** Task to carry out **
Each line from the top of the listing through the one holding "(ObjPtL) -- (AL.north);" should be restated word for word, with nothing added and no pictures.

· · · · · · ·

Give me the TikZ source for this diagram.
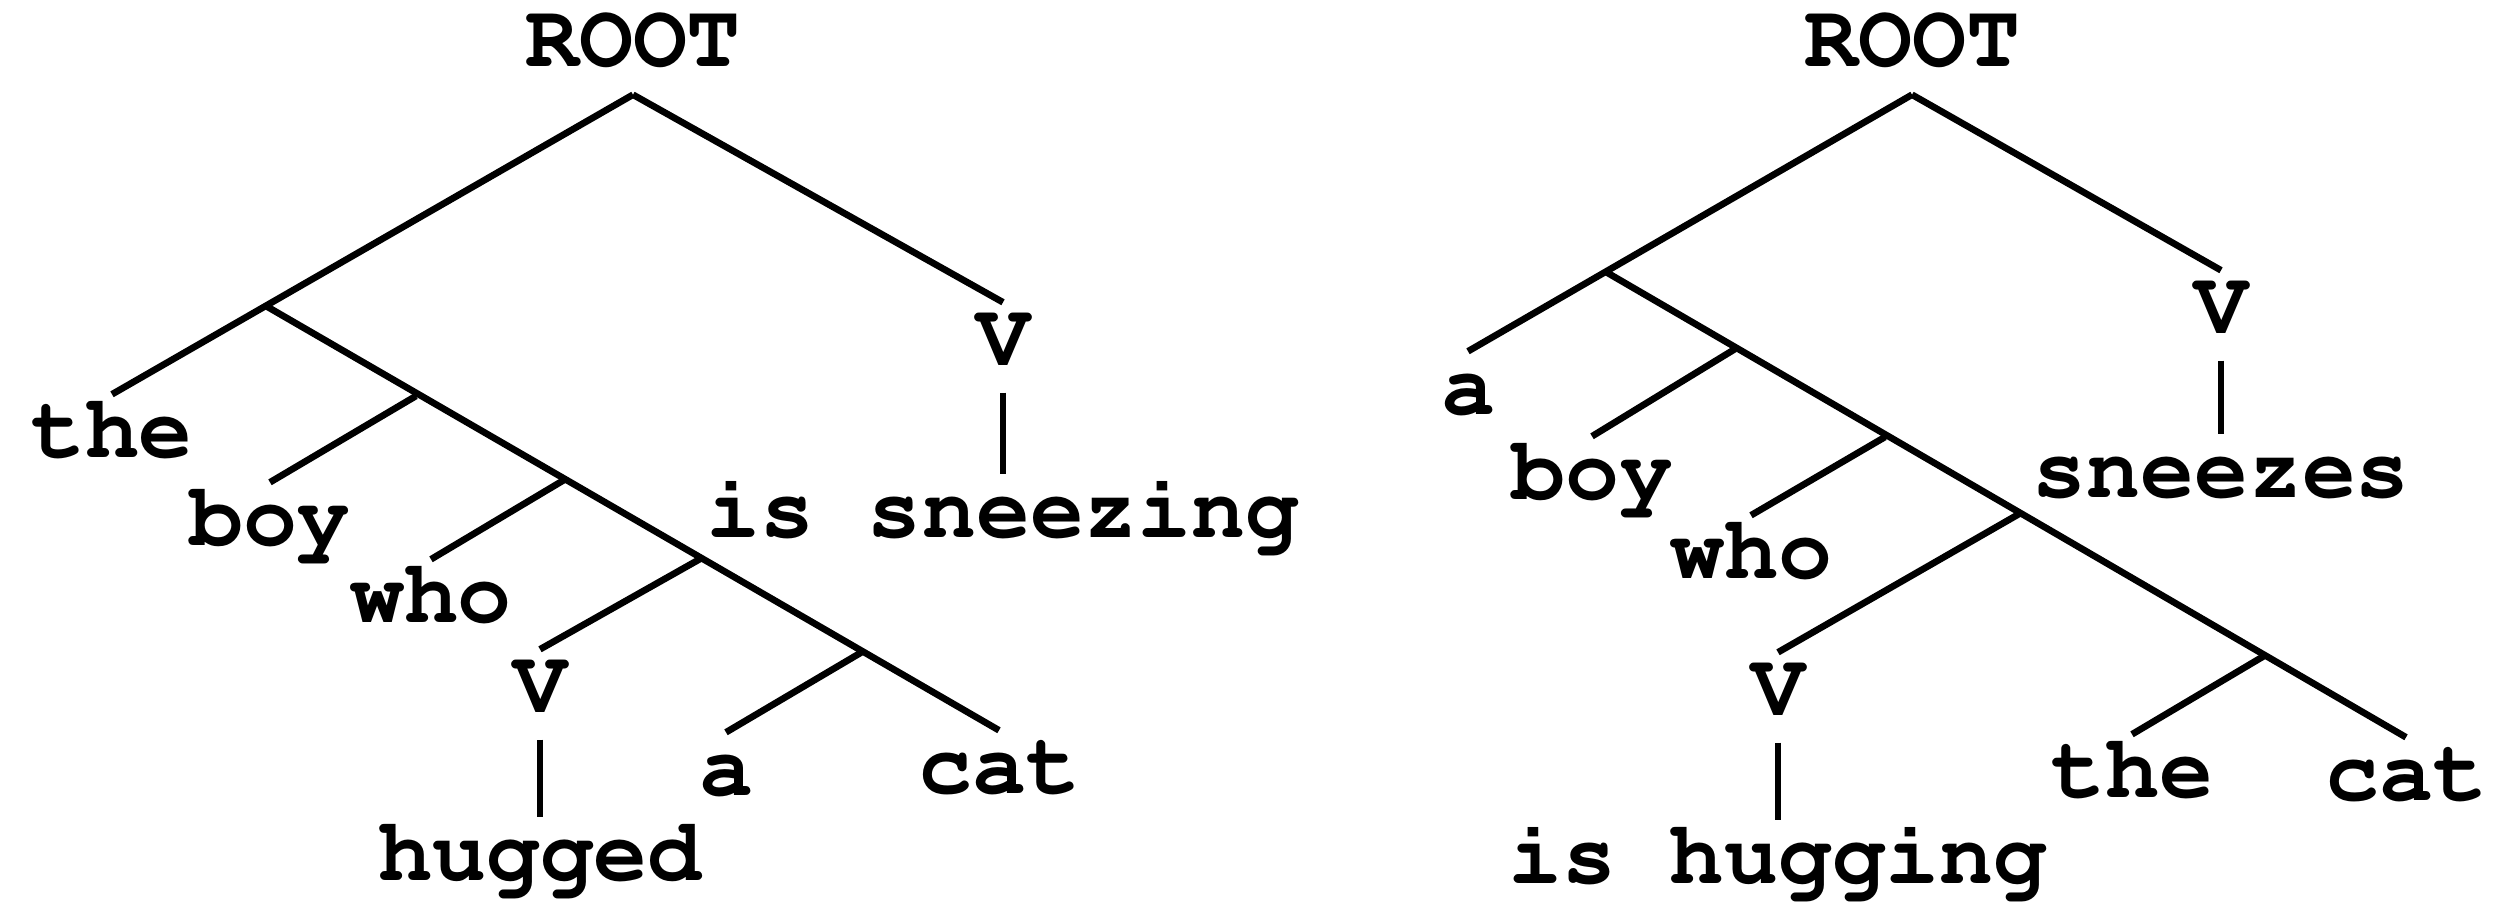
\documentclass[tikz,border=0pt]{standalone}
\usepackage[T1]{fontenc}
\usepackage{courier}
\usepackage{tikz}
\usetikzlibrary{positioning}
\tikzstyle{word} = [inner sep=0pt, text height=0.62cm, text depth=0.27cm, anchor=base, font=\ttfamily\bfseries\fontsize{25.6}{30}\selectfont]
\tikzstyle{branch} = [line width=1.9pt]

\begin{document}
\begin{tikzpicture}[node distance=1.68cm]
		\useasboundingbox (0,0) rectangle (25,-9.15);

		\node (RootL) [word] at (6.33,-0.67) {ROOT};
		\coordinate (SubjL) at (2.66,-3.06);
		\node (TheL) [word] at (1.12,-4.57) {the};
		\node (VerbL) [word] at (10.03,-3.65) {V};
		\node (SneezeL) [word, below of=VerbL, node distance=1.72cm] {is sneezing};
		\coordinate (BoyPtL) at (4.16,-3.96);
		\node (BoyL) [word] at (2.70,-5.45) {boy};
		\coordinate (WhoPtL) at (5.64,-4.80);
		\node (WhoL) [word] at (4.31,-6.22) {who};
		\coordinate (RelPtL) at (7.00,-5.59);
		\node (RelVL) [word] at (5.40,-7.12) {V};
		\node (HugL) [word, below of=RelVL] {hugged};
		\coordinate (ObjPtL) at (8.62,-6.52);
		\node (AL) [word] at (7.26,-7.95) {a};
		\node (CatL) [word] at (9.99,-7.93) {cat};

		\node (RootR) [word] at (19.12,-0.67) {ROOT};
		\coordinate (SubjR) at (16.06,-2.72);
		\node (AR) [word] at (14.68,-4.14) {a};
		\node (VerbR) [word] at (22.21,-3.33) {V};
		\node (SneezeR) [word, below of=VerbR, node distance=1.64cm] {sneezes};
		\coordinate (BoyPtR) at (17.35,-3.49);
		\node (BoyR) [word] at (15.92,-4.99) {boy};
		\coordinate (WhoPtR) at (18.85,-4.37);
		\node (WhoR) [word] at (17.51,-5.78) {who};
		\coordinate (RelPtR) at (20.19,-5.14);
		\node (RelVR) [word] at (17.78,-7.15) {V};
		\node (HugR) [word, below of=RelVR] {is hugging};
		\coordinate (ObjPtR) at (22.64,-6.56);
		\node (TheR) [word] at (21.32,-7.97) {the};
		\node (CatR) [word] at (24.06,-8.00) {cat};

		\draw [branch] (RootL.south) -- (TheL.north);
		\draw [branch] (RootL.south) -- (VerbL.north);
		\draw [branch] (VerbL.south) -- (SneezeL.north);
		\draw [branch] (SubjL) -- (CatL.north);
		\draw [branch] (BoyPtL) -- (BoyL.north);
		\draw [branch] (WhoPtL) -- (WhoL.north);
		\draw [branch] (RelPtL) -- (RelVL.north);
		\draw [branch] (RelVL.south) -- (HugL.north);
		\draw [branch] (ObjPtL) -- (AL.north);

		\draw [branch] (RootR.south) -- (AR.north);
		\draw [branch] (RootR.south) -- (VerbR.north);
		\draw [branch] (VerbR.south) -- (SneezeR.north);
		\draw [branch] (SubjR) -- (CatR.north);
		\draw [branch] (BoyPtR) -- (BoyR.north);
		\draw [branch] (WhoPtR) -- (WhoR.north);
		\draw [branch] (RelPtR) -- (RelVR.north);
		\draw [branch] (RelVR.south) -- (HugR.north);
		\draw [branch] (ObjPtR) -- (TheR.north);
	\end{tikzpicture}
\end{document}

· · · · · · ·

** Problem solution **
Give me the TikZ source for this diagram.
\documentclass[tikz,border=0pt]{standalone}
\usepackage[T1]{fontenc}
\usepackage{courier}
\usepackage{tikz}
\usetikzlibrary{positioning}
\tikzstyle{word} = [inner sep=0pt, text height=0.62cm, text depth=0.27cm, anchor=base, font=\ttfamily\bfseries\fontsize{25.6}{30}\selectfont]
\tikzstyle{branch} = [line width=1.9pt]

\begin{document}
\begin{tikzpicture}[node distance=1.68cm]
		\useasboundingbox (0,0) rectangle (25,-9.15);

		\node (RootL) [word] at (6.33,-0.67) {ROOT};
		\coordinate (SubjL) at (2.66,-3.06);
		\node (TheL) [word] at (1.12,-4.57) {the};
		\node (VerbL) [word] at (10.03,-3.65) {V};
		\node (SneezeL) [word, below of=VerbL, node distance=1.72cm] {is sneezing};
		\coordinate (BoyPtL) at (4.16,-3.96);
		\node (BoyL) [word] at (2.70,-5.45) {boy};
		\coordinate (WhoPtL) at (5.64,-4.80);
		\node (WhoL) [word] at (4.31,-6.22) {who};
		\coordinate (RelPtL) at (7.00,-5.59);
		\node (RelVL) [word] at (5.40,-7.12) {V};
		\node (HugL) [word, below of=RelVL] {hugged};
		\coordinate (ObjPtL) at (8.62,-6.52);
		\node (AL) [word] at (7.26,-7.95) {a};
		\node (CatL) [word] at (9.99,-7.93) {cat};

		\node (RootR) [word] at (19.12,-0.67) {ROOT};
		\coordinate (SubjR) at (16.06,-2.72);
		\node (AR) [word] at (14.68,-4.14) {a};
		\node (VerbR) [word] at (22.21,-3.33) {V};
		\node (SneezeR) [word, below of=VerbR, node distance=1.64cm] {sneezes};
		\coordinate (BoyPtR) at (17.35,-3.49);
		\node (BoyR) [word] at (15.92,-4.99) {boy};
		\coordinate (WhoPtR) at (18.85,-4.37);
		\node (WhoR) [word] at (17.51,-5.78) {who};
		\coordinate (RelPtR) at (20.19,-5.14);
		\node (RelVR) [word] at (17.78,-7.15) {V};
		\node (HugR) [word, below of=RelVR] {is hugging};
		\coordinate (ObjPtR) at (22.64,-6.56);
		\node (TheR) [word] at (21.32,-7.97) {the};
		\node (CatR) [word] at (24.06,-8.00) {cat};

		\draw [branch] (RootL.south) -- (TheL.north);
		\draw [branch] (RootL.south) -- (VerbL.north);
		\draw [branch] (VerbL.south) -- (SneezeL.north);
		\draw [branch] (SubjL) -- (CatL.north);
		\draw [branch] (BoyPtL) -- (BoyL.north);
		\draw [branch] (WhoPtL) -- (WhoL.north);
		\draw [branch] (RelPtL) -- (RelVL.north);
		\draw [branch] (RelVL.south) -- (HugL.north);
		\draw [branch] (ObjPtL) -- (AL.north);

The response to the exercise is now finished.